Melanie wanted to make stuffing from scratch. I was a bit unsure it would be worth it, but luckily I didn’t make the call. Thanks to Melanie’s ambition, we dined on the delicious stuffing pictured above. (I helped cut up the bread!) The stuffing consisted of bread chunks, golden delicious apples, walnut pieces, sausage, and then some. The recipe called for sage sausage, which I had never heard of, but which is apparently a big Thanksgiving item, since it had sold out at Wal-Mart. To compensate, we added basil. Truly the best stuffing I have ever had.

The star of the show. No, not the meat thermometer, which we bought especially for Thanksgiving, but the turkey. In my opinion, turkey can only get so good, but I’m proud of the beautiful golden brown to which our turkey was cooked.

A couple of things to notice here. First is the vegetable tray. I mean the actual tray. It’s made from an old REO Speedwagon vinyl record. Literally. Isn’t that awesome? I got that from my parents for Christmas a few years ago, but this is the first time we’ve used it. We didn’t think to take a picture until some of the vegetables had been eaten, but you get the idea. Second thing to notice is the squishy looking thing in the upper right corner, just above the regular stick of butter. What is it? It’s homemade honey butter! It’s still wrapped in the plastic wrap we used to keep it in the fridge, which explains its appearance. But it was delicious and incredibly simple to make—you just add honey, cinnamon, and a bit of vanilla to regular butter and go to town with the mixer. It was delicious on the warm rolls we ate with dinner.

When we turned our backs to the table, Eddie decided to save everyone a step and dump all of the vegetables from the above pictured vegetable tray into the accompanying ranch dip. Efficient!

Yours truly, “carving” the turkey on too small of a plate with too small (and crappy) of a knife. It was more of a scraping than a carving.

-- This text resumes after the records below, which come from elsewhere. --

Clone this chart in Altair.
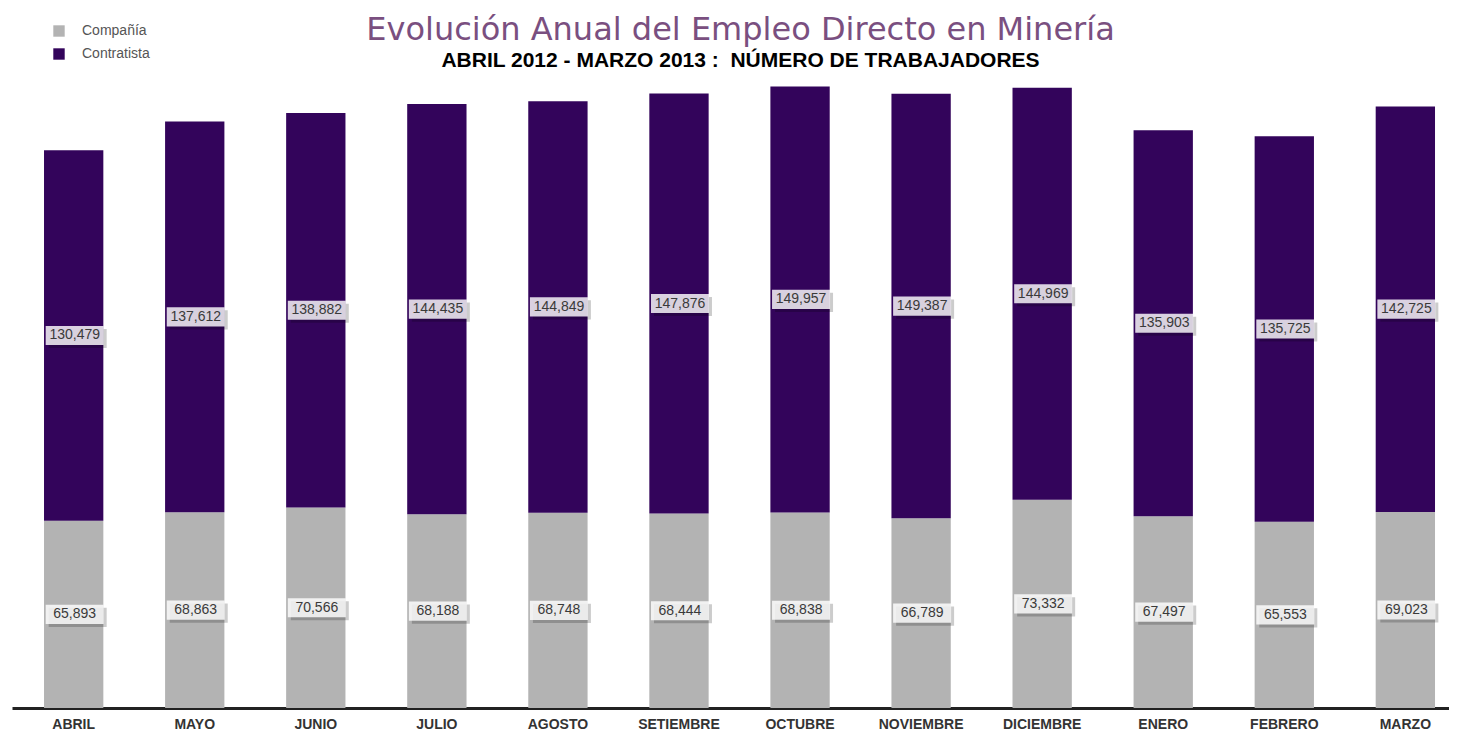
import altair as alt
import pandas as pd

meses = ["ABRIL", "MAYO", "JUNIO", "JULIO", "AGOSTO", "SETIEMBRE", "OCTUBRE",
         "NOVIEMBRE", "DICIEMBRE", "ENERO", "FEBRERO", "MARZO"]
series = ["Compañía", "Contratista"]
compania = [65893, 68863, 70566, 68188, 68748, 68444, 68838, 66789, 73332, 67497, 65553, 69023]
contratista = [130479, 137612, 138882, 144435, 144849, 147876, 149957, 149387, 144969, 135903, 135725, 142725]
colores = ["#b3b3b3", "#33045b"]

rows = []
for i, m in enumerate(meses):
    rows.append({"mes": m, "serie": series[0], "orden": 0, "valor": compania[i]})
    rows.append({"mes": m, "serie": series[1], "orden": 1, "valor": contratista[i]})
df = pd.DataFrame(rows)

base = alt.Chart(df).transform_stack(
    stack="valor", groupby=["mes"], as_=["y0", "y1"],
    sort=[alt.SortField("orden", order="ascending")]
).transform_calculate(mid="(datum.y0 + datum.y1) / 2")

x_enc = alt.X(
    "mes:N", sort=meses,
    scale=alt.Scale(paddingInner=0.51, paddingOuter=0.19, align=0.696),
    axis=alt.Axis(title=None, labelAngle=0, ticks=False, domainColor="#222222",
                  domainWidth=3, labelFont="Liberation Sans", labelFontWeight="bold",
                  labelFontSize=14, labelColor="#333333", labelPadding=9, grid=False),
)
y_scale = alt.Scale(domain=[0, 220000], nice=False, zero=True)

bars = base.mark_bar().encode(
    x=x_enc,
    y=alt.Y("y0:Q", scale=y_scale, axis=None),
    y2="y1:Q",
    color=alt.Color(
        "serie:N",
        scale=alt.Scale(domain=series, range=colores),
        legend=alt.Legend(title=None, orient="none", legendX=40, legendY=-59,
                          symbolType="square", symbolSize=130, symbolStrokeWidth=0,
                          labelFont="Liberation Sans", labelFontSize=14,
                          labelColor="#555555", rowPadding=9, labelOffset=16),
    ),
)

box_path = "M-1,-0.33 L1,-0.33 L1,0.33 L-1,0.33 Z"

shadow = base.mark_point(shape=box_path, size=3364, filled=True, fill="#000000",
                         fillOpacity=0.2, strokeWidth=0, xOffset=4, yOffset=3).encode(
    x=alt.X("mes:N", sort=meses), y=alt.Y("mid:Q", scale=y_scale)
)
box = base.mark_point(shape=box_path, size=3364, filled=True, fill="#ffffff",
                      fillOpacity=0.82, strokeWidth=0, xOffset=1).encode(
    x=alt.X("mes:N", sort=meses), y=alt.Y("mid:Q", scale=y_scale)
)
labels = base.mark_text(font="Liberation Sans", fontSize=14, color="#3a3a3a", dx=1).encode(
    x=alt.X("mes:N", sort=meses), y=alt.Y("mid:Q", scale=y_scale),
    text=alt.Text("valor:Q", format=","),
)

chart = alt.layer(bars, shadow, box, labels).properties(
    width=1437, height=625,
    autosize=alt.AutoSizeParams(type="none"),
    padding={"left": 4, "top": 75, "right": 0, "bottom": 26},
    title=alt.Title(
        "Evolución Anual del Empleo Directo en Minería",
        subtitle="ABRIL 2012 - MARZO 2013 :\u00a0 NÚMERO DE TRABAJADORES",
        anchor="middle", font="DejaVu Sans", fontSize=32, fontWeight="normal",
        color="#7a4f80", subtitleFont="Liberation Sans", subtitleFontSize=21,
        subtitleFontWeight="bold", subtitleColor="#000000", subtitlePadding=3,
        offset=-48, dx=10,
    ),
).configure_view(stroke=None)

chart.save("out.html", embed_options={"renderer": "svg", "actions": False})
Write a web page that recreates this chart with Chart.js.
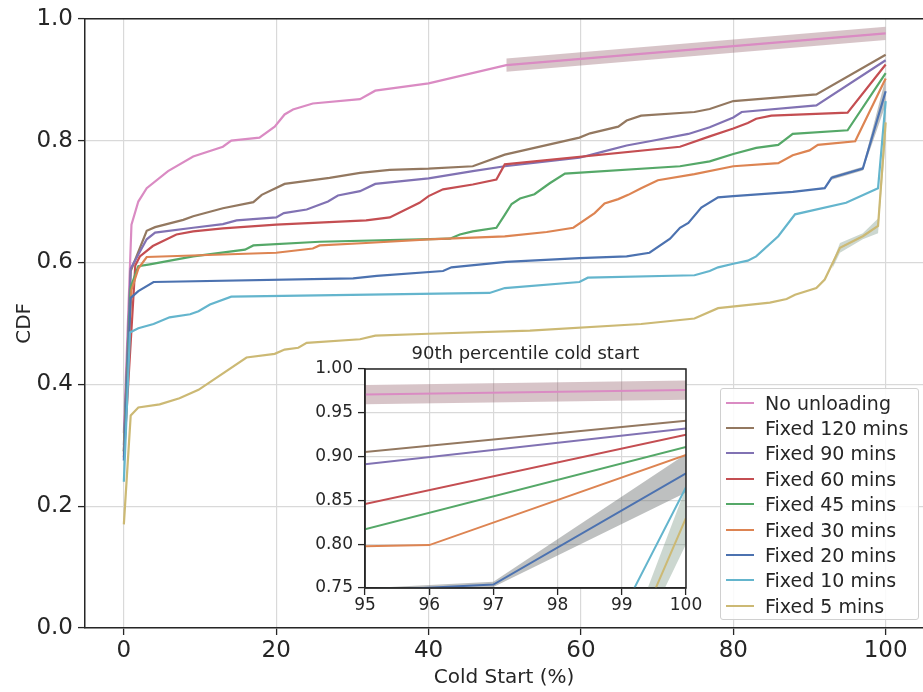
<!DOCTYPE html>
<html>
<head>
<meta charset="utf-8">
<script src="https://cdn.jsdelivr.net/npm/chart.js@4.4.1/dist/chart.umd.min.js"></script>
<style>
  body { margin: 0; background: #fff; }
  #wrap { position: relative; width: 923px; height: 692px; overflow: hidden; }
  #main { position: absolute; left: 0; top: 0; }
  #inset { position: absolute; left: 300px; top: 336px; }
  #legend {
    position: absolute; left: 720px; top: 388px; width: 199px; height: 232px;
    box-sizing: border-box; padding-top: 1px;
    border: 1px solid #d0d0d0; border-radius: 3px; background: rgba(255,255,255,0.85);
    font: 19px "DejaVu Sans"; color: #262626;
  }
  .row { display: flex; align-items: center; height: 25.4px; white-space: nowrap; }
  .sw { width: 28px; height: 2px; margin-left: 5px; margin-right: 11px; flex: none; }
</style>
</head>
<body>
<div id="wrap">
  <canvas id="main" width="923" height="692"></canvas>
  <canvas id="inset" width="410" height="290"></canvas>
  <div id="legend"></div>
</div>
<script>
// series names and colours (seaborn deep palette)
const names = ['No unloading', 'Fixed 120 mins', 'Fixed 90 mins', 'Fixed 60 mins', 'Fixed 45 mins',
               'Fixed 30 mins', 'Fixed 20 mins', 'Fixed 10 mins', 'Fixed 5 mins'];
const colors = ['#da8bc3', '#937860', '#8172b3', '#c44e52', '#55a868', '#dd8452', '#4c72b0', '#64b5cd', '#ccb974'];
const insetTitle = '90th percentile cold start';

// [cold start %, CDF]
const noUnloading = [[0, 0.32], [1, 0.662], [1.9, 0.70], [3, 0.722], [5.8, 0.75], [9.1, 0.774], [13, 0.79],
  [14.1, 0.80], [17.8, 0.805], [19.8, 0.823], [21.1, 0.843], [22.2, 0.851], [24.8, 0.861], [31, 0.868],
  [33, 0.882], [40, 0.894], [50.2, 0.924], [100, 0.976]];
const fixed120 = [[0, 0.29], [0.9, 0.586], [3, 0.652], [4.1, 0.658], [7.8, 0.67], [9.1, 0.676], [13, 0.689],
  [17, 0.699], [18.1, 0.711], [21.1, 0.729], [27, 0.739], [31, 0.747], [34.9, 0.752], [40, 0.754], [45.8, 0.758],
  [50, 0.777], [59.8, 0.805], [61.2, 0.812], [64.9, 0.823], [66, 0.833], [67.9, 0.841], [74.9, 0.847],
  [76.9, 0.852], [80, 0.865], [90.9, 0.876], [100, 0.941]];
const fixed90 = [[0, 0.30], [0.9, 0.59], [3, 0.638], [4.1, 0.649], [9.1, 0.657], [13, 0.663], [14.8, 0.669],
  [20, 0.674], [21, 0.681], [24, 0.687], [26.8, 0.70], [28.1, 0.71], [31, 0.717], [33, 0.729], [40, 0.738],
  [45.8, 0.75], [50, 0.758], [59.8, 0.772], [62.9, 0.782], [66, 0.792], [69.9, 0.801], [74.1, 0.811],
  [76.9, 0.822], [80, 0.838], [81.1, 0.847], [90.9, 0.858], [100, 0.932]];
const fixed60 = [[0, 0.28], [1.5, 0.595], [2.1, 0.61], [3.8, 0.627], [6.9, 0.646], [9.1, 0.651], [13, 0.656],
  [20, 0.662], [31.8, 0.669], [34.9, 0.674], [38.8, 0.698], [40, 0.709], [41.9, 0.72], [45.8, 0.728],
  [48.9, 0.736], [50, 0.761], [73, 0.79], [76.9, 0.807], [80, 0.82], [81.9, 0.829], [83, 0.836], [85, 0.841],
  [95, 0.846], [100, 0.925]];
const fixed45 = [[0, 0.29], [0.9, 0.56], [1.9, 0.594], [3.4, 0.597], [9.1, 0.61], [15.9, 0.621], [17, 0.628],
  [25.7, 0.634], [42.8, 0.639], [44.1, 0.646], [45.8, 0.651], [48.9, 0.657], [50, 0.678], [50.9, 0.696],
  [52, 0.705], [53.9, 0.712], [55.9, 0.73], [57.9, 0.746], [73, 0.758], [76.9, 0.766], [80, 0.778], [83, 0.788],
  [85.9, 0.793], [87.8, 0.811], [95, 0.817], [100, 0.911]];
const fixed30 = [[0, 0.285], [1, 0.555], [1.9, 0.59], [3, 0.609], [20, 0.616], [24.8, 0.623], [25.7, 0.628],
  [31.8, 0.632], [40, 0.638], [50, 0.643], [55.5, 0.65], [59, 0.657], [61.8, 0.681], [63.1, 0.697],
  [64.9, 0.704], [66.2, 0.711], [67.9, 0.722], [70.1, 0.735], [74.9, 0.745], [80, 0.758], [85.9, 0.763],
  [87.8, 0.776], [90, 0.784], [91.1, 0.793], [96, 0.799], [100, 0.902]];
const fixed20 = [[0, 0.275], [0.9, 0.542], [1.9, 0.553], [3.9, 0.568], [30.1, 0.574], [33.2, 0.578],
  [41.9, 0.586], [43, 0.592], [50.2, 0.601], [59.8, 0.607], [66, 0.61], [69, 0.616], [71.7, 0.639], [73, 0.657],
  [74.1, 0.665], [75.8, 0.69], [78, 0.707], [80, 0.709], [87.8, 0.716], [92, 0.722], [92.9, 0.739],
  [97, 0.754], [100, 0.881]];
const fixed10 = [[0, 0.24], [0.8, 0.485], [1.9, 0.492], [3.9, 0.499], [6, 0.51], [8.7, 0.515], [9.8, 0.52],
  [11.3, 0.531], [14.1, 0.544], [48, 0.55], [50, 0.558], [59.8, 0.568], [60.9, 0.575], [74.9, 0.579],
  [76.9, 0.586], [78, 0.592], [80, 0.598], [81.9, 0.603], [83, 0.61], [85.9, 0.643], [88.1, 0.679],
  [94.8, 0.698], [99, 0.722], [100, 0.865]];
const fixed5 = [[0, 0.17], [0.9, 0.349], [1.9, 0.362], [4.7, 0.367], [7.3, 0.377], [9.8, 0.391], [16.1, 0.444],
  [19.8, 0.45], [21.1, 0.457], [22.9, 0.46], [24, 0.468], [31, 0.474], [33, 0.48], [40, 0.483], [53.3, 0.488],
  [67.9, 0.499], [74.9, 0.508], [78, 0.525], [84.8, 0.534], [87, 0.54], [88.1, 0.547], [90.9, 0.558],
  [92, 0.572], [94, 0.624], [97, 0.643], [99, 0.66], [100, 0.83]];

// confidence bands (upper / lower edges)
const noUnloadingHi = [[50.2, 0.935], [100, 0.987]];
const noUnloadingLo = [[50.2, 0.913], [100, 0.965]];
const fixed20Hi = [[92.9, 0.742], [97, 0.757], [100, 0.903]];
const fixed20Lo = [[92.9, 0.736], [97, 0.751], [100, 0.859]];
const fixed5Hi = [[93, 0.6], [94, 0.632], [97, 0.648], [99, 0.672], [100, 0.865]];
const fixed5Lo = [[93, 0.59], [94, 0.616], [97, 0.638], [99, 0.648], [100, 0.80]];

const xTicks = [0, 20, 40, 60, 80, 100];
const yTicks = [0, 0.2, 0.4, 0.6, 0.8, 1.0];
const insetXTicks = [95, 96, 97, 98, 99, 100];
const insetYTicks = [0.75, 0.80, 0.85, 0.90, 0.95, 1.00];

const series = [noUnloading, fixed120, fixed90, fixed60, fixed45, fixed30, fixed20, fixed10, fixed5];
const bands = [[noUnloadingHi, noUnloadingLo], [fixed20Hi, fixed20Lo], [fixed5Hi, fixed5Lo]];
const bandColors = ['rgba(150,100,110,0.38)', 'rgba(110,115,115,0.45)', 'rgba(110,140,120,0.35)'];

const FONT = 'DejaVu Sans';
const INK = '#262626';
Chart.defaults.font.family = FONT;
Chart.defaults.color = INK;

const pts = arr => arr.map(p => ({ x: p[0], y: p[1] }));

function buildDatasets(lineWidth) {
  const sets = [];
  bands.forEach((b, i) => {
    sets.push({ data: pts(b[0]), fill: '+1', backgroundColor: bandColors[i], borderWidth: 0, pointRadius: 0, order: 100 });
    sets.push({ data: pts(b[1]), fill: false, borderWidth: 0, pointRadius: 0, order: 100 });
  });
  series.forEach((s, i) => {
    sets.push({
      label: names[i], data: pts(s), borderColor: colors[i], borderWidth: lineWidth,
      pointRadius: 0, fill: false, tension: 0, order: -i
    });
  });
  return sets;
}

// spines on top (main) or all round (inset), white face and centred title for the inset
const frame = {
  id: 'frame',
  beforeDraw(chart, args, opts) {
    if (!opts.face) return;
    const a = chart.chartArea, c = chart.ctx;
    c.save();
    c.fillStyle = '#ffffff';
    c.fillRect(a.left, a.top, a.right - a.left, a.bottom - a.top);
    c.restore();
  },
  afterDraw(chart, args, opts) {
    const a = chart.chartArea, c = chart.ctx;
    c.save();
    c.strokeStyle = INK;
    c.lineWidth = opts.width || 1.5;
    c.beginPath();
    if (opts.box) {
      c.rect(a.left, a.top, a.right - a.left, a.bottom - a.top);
    } else {
      c.moveTo(a.left, a.top);
      c.lineTo(a.right, a.top);
    }
    c.stroke();
    if (opts.title) {
      c.fillStyle = INK;
      c.font = '18px "DejaVu Sans"';
      c.textAlign = 'center';
      c.textBaseline = 'middle';
      c.fillText(opts.title, (a.left + a.right) / 2, a.top - 15);
    }
    c.restore();
  }
};

function axis(opts) {
  return {
    type: 'linear', min: opts.min, max: opts.max,
    afterBuildTicks: s => { s.ticks = opts.ticks.map(v => ({ value: v })); },
    afterFit: opts.fit,
    grid: { color: '#d9d9d9', lineWidth: 1.2, tickLength: opts.tickLength, tickColor: INK, tickWidth: 1.3 },
    border: { color: INK, width: opts.border },
    ticks: {
      font: { size: opts.tickSize }, color: INK, padding: opts.pad, maxRotation: 0, autoSkip: false,
      callback: v => v.toFixed(opts.digits)
    },
    title: opts.title ? { display: true, text: opts.title, font: { size: 20 }, color: INK, padding: opts.titlePad } : { display: false }
  };
}

new Chart(document.getElementById('main'), {
  type: 'line',
  data: { datasets: buildDatasets(2.2) },
  options: {
    responsive: false, animation: false,
    layout: { padding: { top: 17, right: 0, left: 0, bottom: 0 } },
    plugins: { legend: { display: false }, tooltip: { enabled: false }, frame: { width: 1.5 } },
    scales: {
      x: axis({ min: -5.1, max: 104.9, ticks: xTicks, fit: s => { s.height = 64; }, tickLength: 7, border: 1.5,
                tickSize: 23, pad: 2, digits: 0, title: 'Cold Start (%)', titlePad: { top: 0, bottom: 2 } }),
      y: axis({ min: 0, max: 1, ticks: yTicks, fit: s => { s.width = 85; }, tickLength: 7, border: 1.5,
                tickSize: 23, pad: 5, digits: 1, title: 'CDF', titlePad: { top: 13, bottom: 0 } })
    }
  },
  plugins: [frame]
});

new Chart(document.getElementById('inset'), {
  type: 'line',
  data: { datasets: buildDatasets(2) },
  options: {
    responsive: false, animation: false,
    layout: { padding: { top: 33, right: 24, left: 0, bottom: 0 } },
    plugins: {
      legend: { display: false }, tooltip: { enabled: false },
      frame: { box: true, face: true, width: 1.5, title: insetTitle }
    },
    scales: {
      x: axis({ min: 95, max: 100, ticks: insetXTicks, fit: s => { s.height = 38; }, tickLength: 7, border: 1.5,
                tickSize: 17, pad: 0, digits: 0 }),
      y: axis({ min: 0.75, max: 1.0, ticks: insetYTicks, fit: s => { s.width = 65; }, tickLength: 7, border: 1.5,
                tickSize: 17, pad: 5, digits: 2 })
    }
  },
  plugins: [frame]
});

// legend box
const legend = document.getElementById('legend');
names.forEach((n, i) => {
  const row = document.createElement('div');
  row.className = 'row';
  const sw = document.createElement('span');
  sw.className = 'sw';
  sw.style.background = colors[i];
  const tx = document.createElement('span');
  tx.textContent = n;
  row.appendChild(sw);
  row.appendChild(tx);
  legend.appendChild(row);
});
</script>
</body>
</html>
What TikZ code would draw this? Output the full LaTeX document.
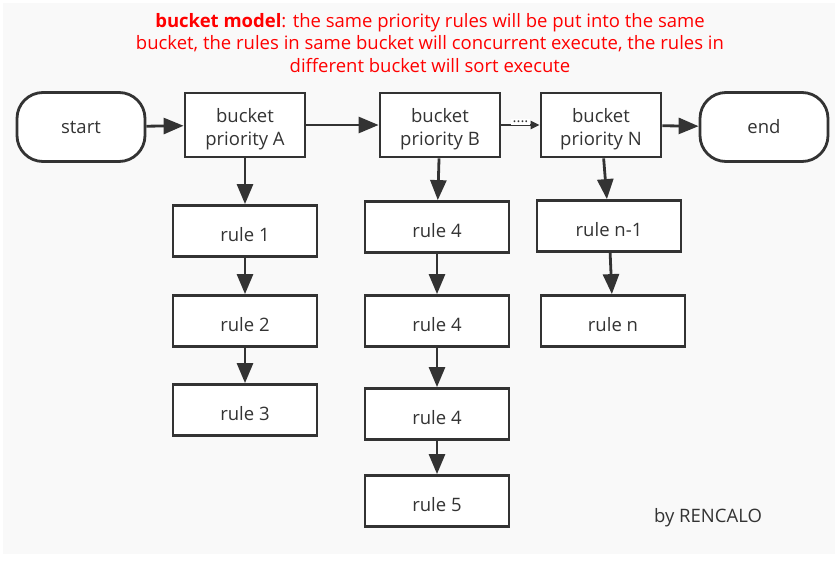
\documentclass[tikz,border=0pt]{standalone}
\usepackage{fontspec}
\setmainfont{Open Sans}
\usetikzlibrary{arrows.meta}
\definecolor{ink}{HTML}{333333}
\definecolor{paper}{HTML}{F9F9F9}
\definecolor{note}{HTML}{FF0000}
\newcommand\lw{2.8pt}
\tikzset{
	flow/.style={draw=ink,line width=\lw,fill=white,text=ink,font=\fontsize{18.5}{23}\selectfont,align=center,inner sep=0pt},
	term/.style={flow,rounded corners=26pt,minimum width=128pt,minimum height=69pt},
	bucket/.style={flow,minimum width=120pt,minimum height=64pt,text height=46pt},
	rulebox/.style={flow,minimum width=144pt,minimum height=51pt,execute at begin node={\rule{0pt}{22pt}}},
	link/.style={draw=ink,line width=\lw,-{Triangle[length=20pt,width=16pt]}},
	gap/.style={draw=ink,line width=\lw,-{Triangle[length=9pt,width=8pt]}},
}

\begin{document}
\begin{tikzpicture}[x=1pt,y=-1pt]
\useasboundingbox[fill=white] (0,0) rectangle (838,560);
\fill[paper] (3,3) rectangle (835,554);

\node[text=note,align=center,font=\fontsize{18.5}{22.5}\selectfont] (title) at (430,43)
	{\textbf{bucket model}: the same priority rules will be put into the same\\
	bucket, the rules in same bucket will concurrent execute, the rules in\\
	different bucket will sort execute};

\node[term] (start) at (81,127) {start};
\node[bucket] (bktA) at (245,125) {bucket\\priority A};
\node[bucket] (bktB) at (440,125) {bucket\\priority B};
\node[bucket] (bktN) at (601,125) {bucket\\priority N};
\node[term] (end) at (764,127) {end};

\foreach \n/\t/\y in {a1/rule 1/231, a2/rule 2/321, a3/rule 3/410} {
	\node[rulebox] (\n) at (245,\y) {\t};
}
\foreach \n/\t/\y in {b1/rule 4/227, b2/rule 4/321, b3/rule 4/414, b4/rule 5/501} {
	\node[rulebox] (\n) at (437,\y) {\t};
}
\node[rulebox] (n1) at (609,226) {rule n-1};
\node[rulebox] (n2) at (613,321) {rule n};

\draw[link] (start) -- (bktA);
\draw[link] (bktA) -- (bktB);
\draw[gap] (bktB) -- node[fill=white,inner sep=2pt,yshift=3pt,text=ink,font=\fontsize{15}{15}\selectfont] {....} (bktN);
\draw[link] (bktN) -- (end);

\draw[link] (bktA) -- (a1);
\draw[link] (a1) -- (a2);
\draw[link] (a2) -- (a3);
\draw[link] (bktB) -- (b1);
\draw[link] (b1) -- (b2);
\draw[link] (b2) -- (b3);
\draw[link] (b3) -- (b4);
\draw[link] (bktN) -- (n1);
\draw[link] (n1) -- (n2);

\node[text=ink,font=\fontsize{18.5}{20}\selectfont] (sign) at (708,518) {by RENCALO};
\end{tikzpicture}
\end{document}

I love when you have big meals and one of the side items is something sweet, perhaps even dessert like. I love the contrast between the sweet and the savory, and as you alternate between the two, it somehow refreshes your palate and makes every bite taste full-flavored and new. Thus, I insisted we have something sweet with our Thanksgiving dinner, and this was it—Jell-O salad. More specifically, blackberry/raspberry fusion Jell-O accentuated with blueberries, strawberries, and raspberries and topped with whipped cream. There’s always room for it!

Alas, Melanie’s homemade pies. Pumpkin in the back, pecan up front. Both were delicious, but I can’t get enough of Melanie’s pecan pie. She’s only made it a few times, which makes sense given its primary association with Thanksgiving and Christmas, but every time I’ve had it, I think about making it a part of our weekly menu. It’s just too good. Mmmmmmmmmmmm!

And after all that, we somehow failed to get any pictures of us as a family. Is that lame or what? Oh well. That’s pretty much the only part of Thanksgiving for which we weren’t entirely grateful. Not too shabby.


  1. Very, very impressive. You have taken one step into adulthood that I have yet to take. The more mature folk in my family have always taken care of Thanksgiving dinner. I wouldn't mind helping, but I might spice/mix things up a little and the mature folk wouldn't have that. We went crazy this Thanksgiving and my little family and my sister's family didn't even join everybody else for dinner. We went to Vegas instead. Crazy, huh?
    That looks like quite a bit of food for your family, you're probably still eating left overs. Oh well, Thanksgiving leftovers are tasty, but once again I've rarely ever gotten them, because those 'mature folks' always get them. Do I sound bitter? :)

  2. Looks like you did a SPLENDID job! I wish we had been there.
    I am definitely for letting the youngun's do the cooking. It gets better and better that way.